As the day of withdrawing her rule came close, Britain was to give one parting gift to her former colony after all, a simple line across her subcontinent. Of all the borders etched on the Indian soil, perhaps this remains the telling of them all, the one chalked between India and Pakistan that was once a united nation. And it stayed there like a scar across a face that was once flawless. Radcliff line that divides Indian and Pakistan was drawn by a British lawyer who had never visited the country before. With only 40 days given to complete the task, Mr Radcliff, aided with outdated provincial maps struck the dividing line and thus in the moment of freedom what was meant to be the glorious birth of a new nation, what India got instead was a miscarriage.
The partition of India displaced 14 million people and brought with it the deaths of more than a million and the heartaches of countless. With mass displacement of this proportion, the Indian subcontinent was doomed for all of eternity. After all, not only had millions lost their homes, but the very notion of a free homeland had become but a distant memory. A mother lost her child, a child grew up too fast, a man lost his brother and a woman’s body became the battleground to settle scores. These are but mere epilogues of the tragedies of the partition that are best left unspoken. Today, even after 72 years of independence, what we have are two nuclear-armed, warring neighbours that yearn for one other, but with renewed distrust. The partition of India remains tragic because it was manmade, because it could have been avoided, because even today the countries bleed. What it brought with it was an agony that no pages of history could contain and casualties that no amount of time could salve.
Today, museums bear testament to the tragedy that was the partition, but no one dares speak of it, for fear of waking up the ghosts. The wails have become distant in time, but haven’t been forgotten. Buses can ply between the countries, that’s how close they are. Buses ply empty, that’s how far they are. The fishermen of both the countries rot in a distant jail for failing to respect the maritime borders. Little do they know the scars here run so deep, that even still waters fall paler in comparison. A family mourns their lost home, a nation grieves at its own history and humanity hangs its head low in shame and despair.
Indian borders are a beautiful fallacy because they were never meant to be there. The spices that beckoned the Arabs to this subcontinent brought with it algebra to the Indian shores. The Portuguese left behind tapioca and their delectable Portugal in the Dravidian dialect. The French brought with them their glorious architecture as did the Dutch. As for the British, the curry has become eponymous to their cuisine as has English become to a nation of over 20 official languages and 1658 dialects.

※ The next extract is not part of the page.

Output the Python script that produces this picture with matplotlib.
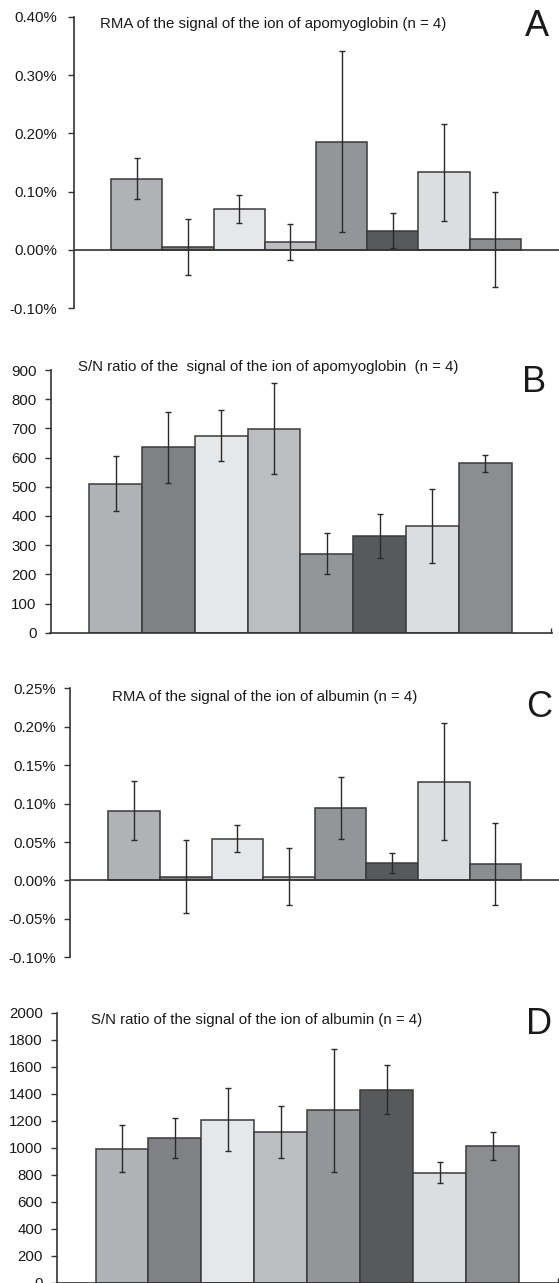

The gravest mistake made by mankind hasn’t been in creating borders, but allowing those borders to divide the people inhabiting the land. Today, India and Pakistan remain fraught like rivalling siblings. They cry and mourn the loss of an artist, and celebrate the festivals with fervent vigour. They meet on cricket pitches with frightening competitiveness but on twitter, a yearning love outpours. The present generation may not have borne witness to the horrors of the partition, but remain aware of the newly formed borders.
India’s partition cannot be undone, history cannot be rewritten, but the present can be a lesson for all of mankind. That borders need not be divisive, that compassion, love and trust need not be stifled within fences, that if art and culture can permeate even through borders of warring nations, isn’t there hope to find peace beyond borders?